Si en medio de la recesión este matrimonio soñó con el progreso, ahora directamente no puede dormir. Los quinientos pesos que cobraba Amanda se convirtieron en cuatrocientos y ya no volverá a cobrarlos en efectivo. “La verdad es que hasta ahora me dieron cincuenta cada patrona y el resto lo tengo que sacar de la caja, pero todavía no me dieron la tarjeta. Pasa que no deben encontrar la pieza en que vivimos, dicen que la mandan por correo, yo la quiero ir a buscar y me dicen que no.” A Washington le dijeron que éste es el último mes que trabajará, “los chinos dicen que van a venir los inspectores y que yo no estoy registrado”.

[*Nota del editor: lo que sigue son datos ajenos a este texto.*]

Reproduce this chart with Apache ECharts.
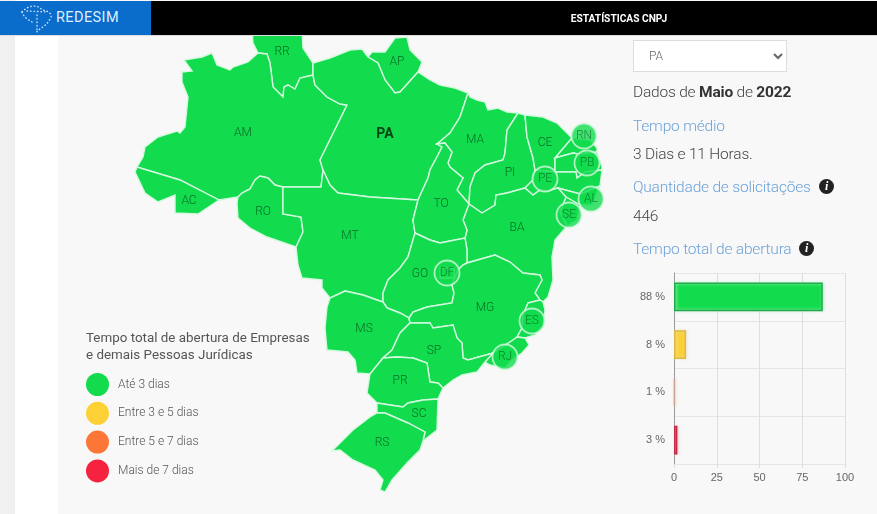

Estos tres casos comparten la esperanza de que todo “se normalice”, que “me traigan la tarjeta,” que la gente se “acostumbre a usar cheques”. La gran duda es cómo pasar diciembre y si los agujeros que se abren con las facturas impagas se cierren antes de que el cerco de la cadena de pagos rota se cierre sobre ellos.